Saturday, May 18, 2013

`An Exponent of Character'

I watched my boss looking up at something outside the office window. When I rapped on the glass and shrugged my shoulders in the “What gives?” gesture, she waved me outside. In the tree next to our building, twenty feet above the ground and almost level with the second-floor windows, is a large (at least eighteen inches in diameter), raggedy-looking nest of sticks, dry grass, leaves and scraps of plastic. No bird is visible, though the occupant must be sizeable, larger than a blue jay or Northern mockingbird; perhaps one of the great-horned owls on campus. This is speculation, and I thought of that passage in Finnegans Wake: “But enough of greenwood's gossip. Birdsnests is birdsnests.” In the first chapter alone, Joyce weaves a thousand avian allusions, including “a parody’s bird” (paradise bird, or bird of paradise). My knowledge of birds is a parody (parroty?) of an ornithologist’s. 

Regardless, I recommend that you read and savor America’s Other Audubon (Princeton Architectural Press, 2012) by Joy M. Kiser, who tells the story of Genevieve “Gennie” Jones and her family who researched, wrote, painted and published Illustrations of the Nests and Eggs of Birds of Ohio. In 1876, at the World’s Fair in Philadelphia, Gennie saw hand-painted engravings from John James Audubon’s Birds of America. She resolved to complete Audubon’s project by painting the nests and eggs he left out. Back in Circleville, Ohio, her brother collected the nests and eggs, her father (a physician) paid the publishing costs, and Gennie and a friend learned the art of lithography. Gennie died of typhoid fever in 1879 at the age of thirty, before the project could be completed. Her family and friends labored another seven years to finish her dream. Go here to see Gennie’s painting of a wood thrush’s nest holding four blue eggs. Here is an excerpt from the accompanying test: 

“The nest was taken from a haw tree in a damp wood without much undergrowth. The light, fluffy leaves of the foundation, the mossy branches and emerald foliage, the boggy earth and rank grass beneath, together formed a picture beautiful and rustic, a fitting symbol of the quiet wood, the drear repose in which this brilliant songster so much delights.” 

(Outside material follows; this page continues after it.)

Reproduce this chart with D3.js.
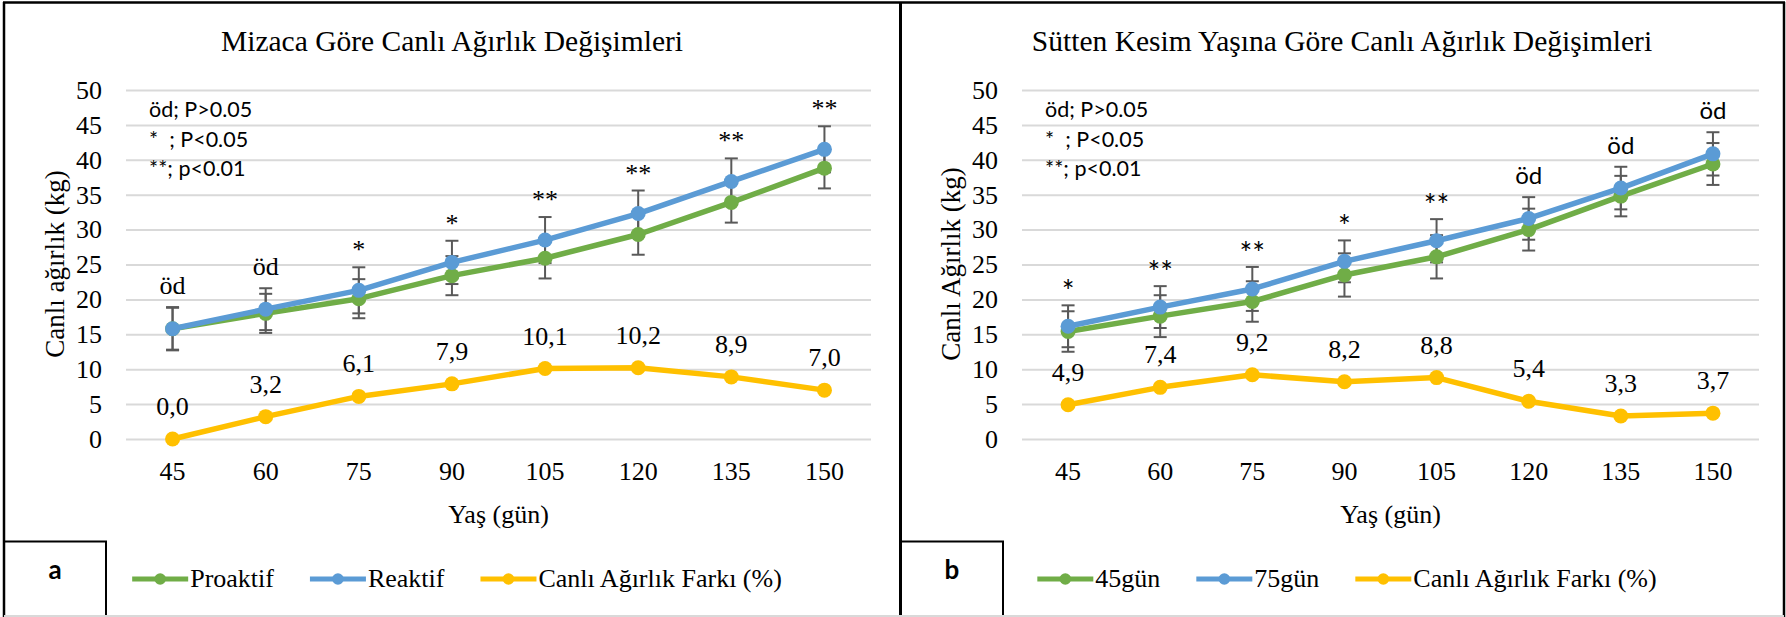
<!DOCTYPE html>
<html>
<head>
<meta charset="utf-8">
<script src="https://cdn.jsdelivr.net/npm/d3@7/dist/d3.min.js"></script>
<style>
  html, body { margin: 0; padding: 0; background: #fff; }
  svg { display: block; }
  text { white-space: pre; }
</style>
</head>
<body>
<svg id="chart" width="1786" height="617"></svg>
<script>
// Age categories (days) and y-axis ticks shared by both panels
const days = ["45", "60", "75", "90", "105", "120", "135", "150"];
const yTicks = [0, 5, 10, 15, 20, 25, 30, 35, 40, 45, 50];

// Panel a: live weight by temperament (kg) with standard errors
const proaktif    = [15.8, 18.0, 20.1, 23.4, 25.9, 29.3, 33.9, 38.8];
const proaktifErr = [3.0, 2.8, 2.8, 2.8, 2.9, 2.9, 2.9, 2.9];
const reaktif     = [15.8, 18.6, 21.3, 25.3, 28.5, 32.3, 36.9, 41.5];
const reaktifErr  = [3.1, 3.0, 3.3, 3.1, 3.3, 3.3, 3.3, 3.3];
const farkA       = [0.0, 3.2, 6.1, 7.9, 10.1, 10.2, 8.9, 7.0];
const sigA        = ["öd", "öd", "*", "*", "**", "**", "**", "**"];

// Panel b: live weight by weaning age (kg) with standard errors
const gun45    = [15.4, 17.6, 19.7, 23.5, 26.1, 30.0, 34.8, 39.4];
const gun45Err = [2.9, 3.0, 2.9, 3.1, 3.1, 3.0, 2.9, 3.0];
const gun75    = [16.15, 18.9, 21.5, 25.45, 28.4, 31.6, 35.95, 40.85];
const gun75Err = [3.0, 3.0, 3.15, 3.0, 3.1, 3.05, 3.05, 3.1];
const farkB    = [4.9, 7.4, 9.2, 8.2, 8.8, 5.4, 3.3, 3.7];
const sigB     = ["*", "**", "**", "*", "**", "öd", "öd", "öd"];

const statLines = ["öd; P>0.05", "*  ; P<0.05", "**; p<0.01"];

const GREEN = "#70AD47", BLUE = "#5B9BD5", GOLD = "#FFC000", ERR = "#595959", GRID = "#D9D9D9";
const SERIF = "'Liberation Serif', 'Times New Roman', serif";
const SANS = "Lato, 'Open Sans', sans-serif";

const svg = d3.select("#chart");
svg.append("rect").attr("width", 1786).attr("height", 617).attr("fill", "#fff");

const fmtComma = v => d3.format(".1f")(v).replace(".", ",");

function drawPanel(p) {
  const g = svg.append("g");
  const x = d3.scaleBand().domain(days).range([p.plotLeft, p.plotRight]).paddingInner(0).paddingOuter(0);
  const y = d3.scaleLinear().domain([0, 50]).range([439, 90]);
  const cx = d => x(d) + x.bandwidth() / 2;

  // gridlines
  const grid = g.append("g").attr("transform", `translate(${p.plotLeft},0)`)
    .call(d3.axisLeft(y).tickValues(yTicks).tickSize(-(p.plotRight - p.plotLeft)).tickFormat(""));
  grid.select(".domain").remove();
  grid.selectAll("line").attr("stroke", GRID).attr("stroke-width", 2);

  // y tick labels
  const ya = g.append("g").attr("transform", `translate(${p.plotLeft},0)`)
    .call(d3.axisLeft(y).tickValues(yTicks).tickSize(0).tickPadding(24))
    .attr("font-family", SERIF);
  ya.select(".domain").remove();
  ya.selectAll("text").style("font-family", SERIF).style("font-size", "26px").attr("fill", "#000");

  // x tick labels
  const xa = g.append("g").attr("transform", "translate(0,439)")
    .call(d3.axisBottom(x).tickSize(0).tickPadding(23))
    .attr("font-family", SERIF);
  xa.select(".domain").remove();
  xa.selectAll("text").style("font-family", SERIF).style("font-size", "26px").attr("fill", "#000");

  // titles
  g.append("text").attr("x", p.center).attr("y", 51).attr("text-anchor", "middle")
    .style("font-family", SERIF).style("font-size", "29.5px").text(p.title);
  g.append("text").attr("transform", `translate(${p.plotLeft - 62},264) rotate(-90)`)
    .attr("text-anchor", "middle").style("font-family", SERIF).style("font-size", "27px").text(p.yTitle);
  g.append("text").attr("x", (p.plotLeft + p.plotRight) / 2).attr("y", 523).attr("text-anchor", "middle")
    .style("font-family", SERIF).style("font-size", "26px").text("Yaş (gün)");

  // significance key
  g.append("g").selectAll("text").data(statLines).join("text")
    .attr("x", p.plotLeft + 23).attr("y", (d, i) => 117 + i * 29.5)
    .style("font-family", SANS).style("font-size", "21.5px").text(d => d);

  // error bars
  [p.s1, p.s2].forEach(s => {
    const eg = g.append("g");
    days.forEach((d, i) => {
      const v = s.values[i], e = s.err[i];
      const xc = cx(d);
      eg.append("line").attr("x1", xc).attr("x2", xc).attr("y1", y(v - e)).attr("y2", y(v + e))
        .attr("stroke", ERR).attr("stroke-width", 2);
      [v - e, v + e].forEach(t => eg.append("line").attr("x1", xc - 6.5).attr("x2", xc + 6.5)
        .attr("y1", y(t)).attr("y2", y(t)).attr("stroke", ERR).attr("stroke-width", 2));
    });
  });

  // lines and markers
  const all = [p.s1, p.s2, { values: p.fark, color: GOLD }];
  const line = d3.line().x((v, i) => cx(days[i])).y(v => y(v));
  all.forEach(s => {
    g.append("path").datum(s.values).attr("d", line).attr("fill", "none")
      .attr("stroke", s.color).attr("stroke-width", 5.5).attr("stroke-linejoin", "round");
    g.append("g").selectAll("circle").data(s.values).join("circle")
      .attr("cx", (v, i) => cx(days[i])).attr("cy", v => y(v)).attr("r", 7.5).attr("fill", s.color);
  });

  // difference labels
  g.append("g").selectAll("text").data(p.fark).join("text")
    .attr("x", (v, i) => cx(days[i])).attr("y", v => y(v) - 24).attr("text-anchor", "middle")
    .style("font-family", SERIF).style("font-size", "26px").text(v => fmtComma(v));

  // significance labels above the higher error bar
  g.append("g").selectAll("text").data(p.sig).join("text")
    .attr("x", (s, i) => cx(days[i]))
    .attr("y", (s, i) => {
      const top = Math.max(p.s1.values[i] + p.s1.err[i], p.s2.values[i] + p.s2.err[i]);
      return y(top) - (s === "öd" ? 13 : p.starGap);
    })
    .attr("text-anchor", "middle").style("font-family", p.sigFont)
    .style("font-size", s => (s === "öd" ? p.sigSize : p.starSize) + "px")
    .text(s => s);

  // panel letter box
  g.append("rect").attr("x", p.x0).attr("y", 541.5).attr("width", p.boxW).attr("height", 80)
    .attr("fill", "none").attr("stroke", "#000").attr("stroke-width", 2);
  g.append("text").attr("x", p.x0 + p.boxW / 2).attr("y", 579).attr("text-anchor", "middle")
    .style("font-family", SANS).style("font-weight", "bold").style("font-size", "26px").text(p.letter);

  // legend
  const lg = g.append("g");
  const entries = [p.s1, p.s2, { name: "Canlı Ağırlık Farkı (%)", color: GOLD }];
  let cur = 0;
  entries.forEach(s => {
    const eg = lg.append("g").attr("transform", `translate(${cur},0)`);
    eg.append("line").attr("x1", 0).attr("x2", 56).attr("y1", 579).attr("y2", 579)
      .attr("stroke", s.color).attr("stroke-width", 5);
    eg.append("circle").attr("cx", 28).attr("cy", 579).attr("r", 5.8).attr("fill", s.color);
    const t = eg.append("text").attr("x", 58).attr("y", 587)
      .style("font-family", SERIF).style("font-size", "26px").text(s.name);
    cur += 58 + t.node().getComputedTextLength() + 36;
  });
  const total = cur - 36;
  lg.attr("transform", `translate(${p.center + 5 - total / 2},0)`);
}

drawPanel({
  x0: 4, center: 452, boxW: 102, plotLeft: 126, plotRight: 871,
  title: "Mizaca Göre Canlı Ağırlık Değişimleri", yTitle: "Canlı ağırlık (kg)",
  s1: { name: "Proaktif", values: proaktif, err: proaktifErr, color: GREEN },
  s2: { name: "Reaktif", values: reaktif, err: reaktifErr, color: BLUE },
  fark: farkA, sig: sigA, sigFont: SERIF, sigSize: 26, starSize: 26, starGap: 9, letter: "a"
});

drawPanel({
  x0: 901, center: 1342, boxW: 102, plotLeft: 1022, plotRight: 1759,
  title: "Sütten Kesim Yaşına Göre Canlı Ağırlık Değişimleri", yTitle: "Canlı Ağırlık (kg)",
  s1: { name: "45gün", values: gun45, err: gun45Err, color: GREEN },
  s2: { name: "75gün", values: gun75, err: gun75Err, color: BLUE },
  fark: farkB, sig: sigB, sigFont: SANS, sigSize: 24, starSize: 30, starGap: 3, letter: "b"
});

// frame around both panels
const frame = svg.append("g").attr("stroke", "#000").attr("fill", "none");
frame.append("line").attr("x1", 3).attr("x2", 1785).attr("y1", 2.5).attr("y2", 2.5).attr("stroke-width", 2.5);
frame.append("line").attr("x1", 4).attr("x2", 4).attr("y1", 2).attr("y2", 617).attr("stroke-width", 2.5);
frame.append("line").attr("x1", 1784).attr("x2", 1784).attr("y1", 2).attr("y2", 617).attr("stroke-width", 2.5);
frame.append("line").attr("x1", 900.5).attr("x2", 900.5).attr("y1", 2).attr("y2", 617).attr("stroke-width", 3);
svg.append("line").attr("x1", 4).attr("x2", 1784).attr("y1", 616).attr("y2", 616)
  .attr("stroke", GRID).attr("stroke-width", 2);
</script>
</body>
</html>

About ninety copies of the lithographs were produced, most of which have vanished. Among the subscribers in 1886 were former President Rutherford B. Hayes and Teddy Roosevelt, who was still a student. One set was on display in 1995, when Kiser went to work as a curator at the Cleveland Museum of Natural History. She spent fifteen years researching the project and interviewing descendants of the Jones family members. Her book is large format, eleven by thirteen inches, so the reader can study the reproductions and notice the details. You can note that the branches have been neatly separated from their trees, probably with a saw or large knife. In the painting of the “Quail-Bob-White” nest, built on the ground and holding eight white eggs, you can recognize four red clover flowers. For the volume’s epigraph, Kiser uses a passage from the introduction Howard Jones, Gennie’s brother, wrote for Illustrations of the Nests and Eggs of Birds of Ohio: 

“In their eggs the birds center their whole existence. They work unceasingly and intelligently for a place where they can lay them, and guard them with their lives. Thus the nest, aside from its expression of ingenuity, skill, and patience, becomes an exponent of character.”